Definition
In flight instruction, the foundational physical and mental abilities a student must develop early in training, including aircraft control through coordinated use of the flight controls, visual scanning, situational awareness, and the procedural habits that support safe operation of the aircraft. Basic skills are the building blocks on which more advanced maneuvers and judgment are later layered.
Plain English
The simple, core abilities a student pilot needs to learn first, like steering the airplane smoothly, looking outside, knowing where they are, and following procedures. Everything more advanced is built on top of these.
Context Anchor
Used in early flight training, especially during the first flight and the lessons that follow, when the instructor is introducing the student to the airplane and its controls.
Derivation
Basic comes from a word meaning foundation or base. Skill means a learned ability. Together, basic skills means the foundation abilities that later flying depends on.
Why Pilots Care
If basic skills are weak or skipped over, every later lesson sits on a shaky foundation.
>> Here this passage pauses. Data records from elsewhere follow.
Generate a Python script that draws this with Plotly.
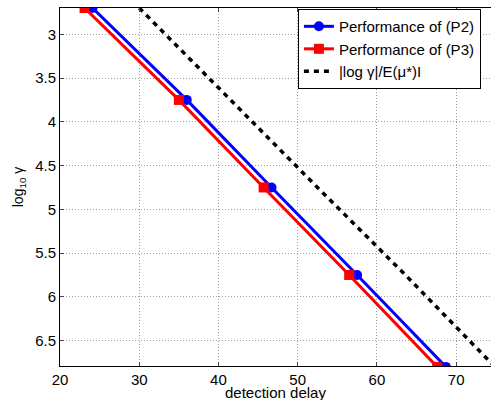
import plotly.graph_objects as go

log_gamma = [2.7, 3.75, 4.75, 5.75, 6.8]
delay_p2 = [24.1, 36.0, 46.7, 57.5, 68.7]
delay_p3 = [23.1, 35.0, 45.7, 56.5, 67.6]
delay_bound = [30.0, 41.5, 52.5, 63.6, 74.9]

x_ticks = [20, 30, 40, 50, 60, 70]
y_ticks = [3, 3.5, 4, 4.5, 5, 5.5, 6, 6.5]
y_ticktext = ["3", "3.5", "4", "4.5", "5", "5.5", "6", "6.5"]

fig = go.Figure()
fig.add_trace(go.Scatter(x=delay_p2, y=log_gamma, mode="lines+markers",
                         name="Performance of (P2)",
                         line=dict(color="#0000FF", width=3),
                         marker=dict(symbol="circle", size=10, color="#0000FF"),
                         cliponaxis=True))
fig.add_trace(go.Scatter(x=delay_p3, y=log_gamma, mode="lines+markers",
                         name="Performance of (P3)",
                         line=dict(color="#FF0000", width=3),
                         marker=dict(symbol="square", size=10, color="#FF0000"),
                         cliponaxis=True))
fig.add_trace(go.Scatter(x=delay_bound, y=log_gamma, mode="lines",
                         name="|log γ|/E(μ*)I",
                         line=dict(color="black", width=3.5, dash="5px,5px"),
                         cliponaxis=True))

FAM = "Liberation Sans, Arial, sans-serif"
GRID = dict(showgrid=True, gridcolor="#a0a0a0", griddash="1px,2px", gridwidth=1)
fig.update_layout(
    width=491, height=400,
    margin=dict(l=60, r=0, t=8, b=34),
    plot_bgcolor="white", paper_bgcolor="white",
    font=dict(family=FAM, size=15, color="black"),
    showlegend=True,
    legend=dict(x=0.552, y=0.997, xanchor="left", yanchor="top",
                bgcolor="white", bordercolor="black", borderwidth=1,
                font=dict(family=FAM, size=15),
                tracegroupgap=0, itemwidth=30),
    xaxis=dict(range=[20, 74.4], tickvals=x_ticks, ticks="inside", ticklen=4,
               showline=True, linecolor="black", linewidth=1, mirror="ticks",
               zeroline=False, **GRID),
    yaxis=dict(range=[6.79, 2.7], tickvals=y_ticks, ticktext=y_ticktext,
               ticks="inside", ticklen=4,
               showline=True, linecolor="black", linewidth=1, mirror=False,
               zeroline=False, **GRID,
               title=dict(text="log<sub>10</sub> γ", standoff=8, font=dict(size=14))),
)
fig.add_annotation(text="detection delay", xref="paper", yref="paper",
                   x=0.5, y=0, yshift=-26, xanchor="center", yanchor="middle",
                   showarrow=False, font=dict(family=FAM, size=15))

fig.write_html("out.html", config={"displayModeBar": False},
               post_script="document.body.style.margin='0';document.body.style.overflow='hidden';")
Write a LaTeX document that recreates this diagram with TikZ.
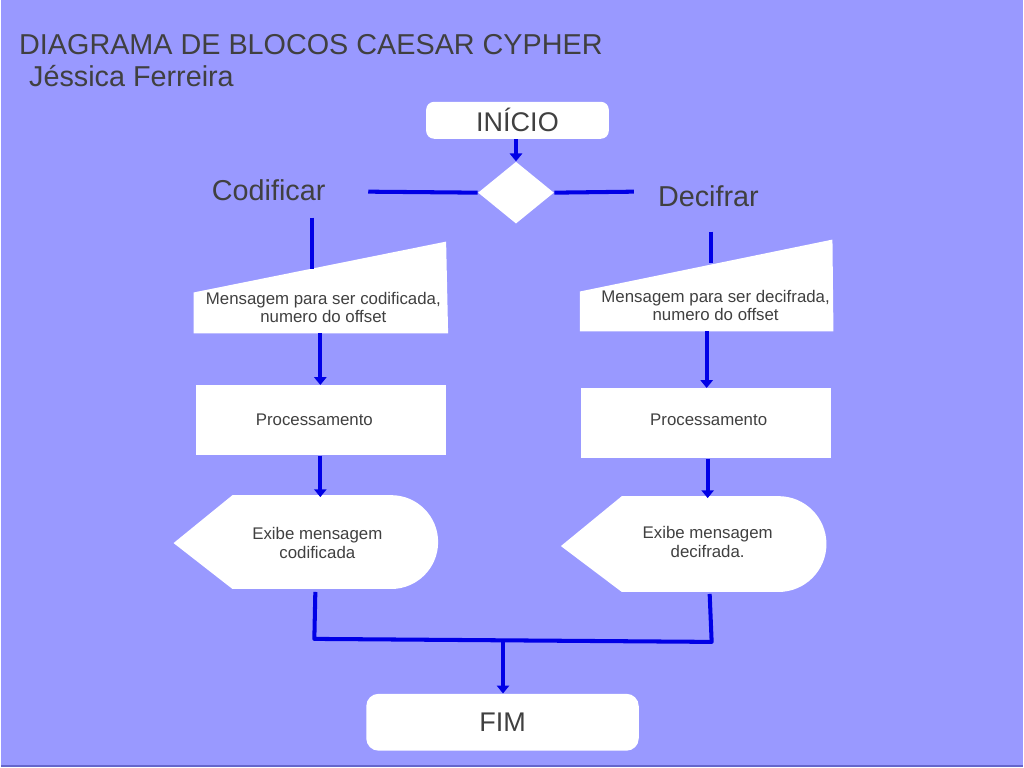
\documentclass[tikz,border=0pt]{standalone}
\usepackage{fontspec}
\setmainfont{Liberation Sans}
\usetikzlibrary{shapes.geometric}
\usetikzlibrary{arrows.meta}
\definecolor{bgblue}{RGB}{153,153,255}
\definecolor{edgeblue}{RGB}{102,102,204}
\definecolor{flowblue}{RGB}{0,0,230}
\definecolor{txtgray}{RGB}{64,64,64}
\tikzset{
  flow/.style={draw=flowblue,line width=2.3pt},
  arr/.style={flow,-{Triangle[width=7pt,length=4.5pt]}},
  bigtxt/.style={text=txtgray,font=\fontsize{16.4}{19}\selectfont,inner sep=0pt},
  smalltxt/.style={text=txtgray,font=\fontsize{9.6}{10.8}\selectfont,align=center,inner sep=0pt},
  termbox/.style={fill=white,draw=none,text=txtgray,font=\fontsize{15.4}{18}\selectfont},
  procbox/.style={fill=white,draw=none,minimum width=5.02cm,minimum height=1.4cm,inner sep=0pt}
}

\begin{document}
\begin{tikzpicture}[x=0.02cm,y=-0.02cm]
\fill[bgblue] (0,0) rectangle (1024,768);
\draw[edgeblue,line width=1pt] (0,767.5) -- (1024,767.5);

\node[bigtxt,anchor=base west] (title) at (18,55) {DIAGRAMA DE BLOCOS CAESAR CYPHER};
\node[bigtxt,anchor=base west] (autor) at (28,87) {Jéssica Ferreira};

\node[termbox,rounded corners=4.5pt,minimum width=3.66cm,minimum height=0.74cm] (inicio) at (517.5,120.5) {INÍCIO};
\node[diamond,fill=white,minimum width=1.52cm,minimum height=1.24cm,inner sep=0pt] (escolha) at (516,193) {};
\draw[arr] (escolha.north |- inicio.south) -- (escolha.north);

\coordinate (codFim) at (368,192);
\coordinate (decFim) at (634,192);
\draw[flow] (escolha.west) -- (codFim);
\draw[flow] (escolha.east) -- (decFim);
\node[bigtxt,anchor=base west] (codificar) at (211,201) {Codificar};
\node[bigtxt,anchor=base west] (decifrar) at (658,207) {Decifrar};

% entradas
\fill[white] (193,293) -- (446,242) -- (448,334) -- (193,334) -- cycle;
\fill[white] (580,292) -- (833,240) -- (834,332) -- (580,332) -- cycle;
\node[smalltxt] (entL) at (323,308) {Mensagem para ser codificada,\\numero do offset};
\node[smalltxt] (entR) at (716,306) {Mensagem para ser decifrada,\\numero do offset};
\coordinate (codTopo) at (312,218);
\coordinate (entLtopo) at (312,269);
\coordinate (decTopo) at (711,232);
\coordinate (entRtopo) at (711,263);
\draw[flow] (codTopo) -- (entLtopo);
\draw[flow] (decTopo) -- (entRtopo);

\node[procbox] (procL) at (320.5,421) {};
\node[procbox] (procR) at (706.5,424) {};
\node[smalltxt] (procLtxt) at (314,421) {Processamento};
\node[smalltxt] (procRtxt) at (709,421) {Processamento};
\coordinate (entLbase) at (320,334);
\coordinate (entRbase) at (707,332);
\draw[arr] (entLbase) -- (procL.north -| entLbase);
\draw[arr] (entRbase) -- (procR.north -| entRbase);

% saidas
\fill[white] (173,544) -- (232,496) -- (391,496) arc[start angle=-90,end angle=90,radius=47] -- (232,590) -- cycle;
\fill[white] (561,547) -- (622,497) -- (779,497) arc[start angle=-90,end angle=90,radius=48] -- (622,593) -- cycle;
\node[smalltxt] (exibeL) at (317,544) {Exibe mensagem\\codificada};
\node[smalltxt] (exibeR) at (708,543) {Exibe mensagem\\decifrada.};
\coordinate (exLtopo) at (320,498);
\coordinate (exRtopo) at (708,499);
\draw[arr] (procL.south -| exLtopo) -- (exLtopo);
\draw[arr] (procR.south -| exRtopo) -- (exRtopo);

\coordinate (exLbase) at (315,593);
\coordinate (exRbase) at (710,595);
\coordinate (juntaL) at (314,640);
\coordinate (juntaR) at (712,643);
\coordinate (juntaM) at (503,642);
\draw[flow,line join=round] (exLbase) -- (juntaL) -- (juntaR) -- (exRbase);

\node[termbox,rounded corners=7pt,minimum width=5.46cm,minimum height=1.14cm] (fim) at (502.5,723.5) {FIM};
\draw[arr] (juntaM) -- (fim.north -| juntaM);
\end{tikzpicture}
\end{document}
Students who try to learn advanced maneuvers without solid basics tend to struggle, plateau, or develop habits that have to be unlearned later.
Intuition Check
Basic does not mean unimportant or easy. Here, basic means foundational: the first skills that everything else in flight training is built on.
Example Sentence 1
The instructor focused the first few lessons on basic skills like straight-and-level flight, gentle turns, and outside scanning before introducing stalls.
Example Sentence 2
Once basic skills were solid, the student could focus on adding power changes without losing altitude.